Now I need to focus on me and letting myself grow and soar and thrive. I've started on the books Tana gave me, in particular the Herb book by Scott Cunningham and the book about Druids by Philip Carr-Gomm. Then I have some spiritual exercises I should be working on in addition to refining some daily spiritual practices that I've found helpful. I just need to get past the lethargy. I get complacent and just let the world pass me by instead of participating more. This past weekend I've accomplished more than I usually do with housework and the garden. That has really rejuvenated me and given me a spark that I can use to ignite a bigger fire in me. Of course, the fact that my favorite times of the year are coming up helps a lot. I don't thrive in heat. I'm a cool/cold weather gal.

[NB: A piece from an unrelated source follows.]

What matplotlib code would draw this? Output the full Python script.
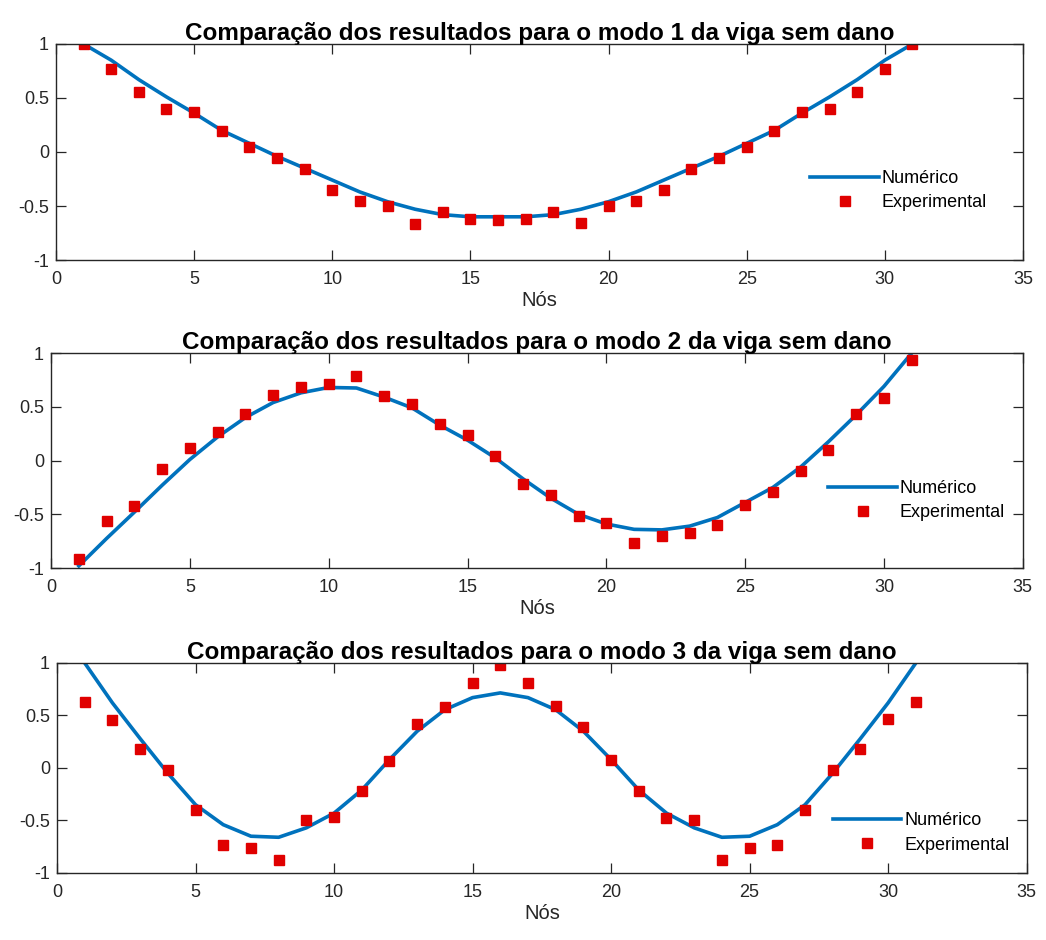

But tonight I plan on crawling into bed and watching Inspector Lewis and knitting because I've been looking forward to it all week. I just haven't knitted enough to satisfy my passion this week so I intend to indulge myself tonight. I got some orange yarn today to crochet myself an altar cloth for the Autumn holidays but I can't find my crochet hooks. If I can't find them this week I'll find a knitted pattern instead. But it will take longer.
I love Mondays because that's what starts my week, not Sundays. It's a brand new week all for me to make something of. And with September coming in this week, it makes it even better. I endured Summer, now Autumn is my reward.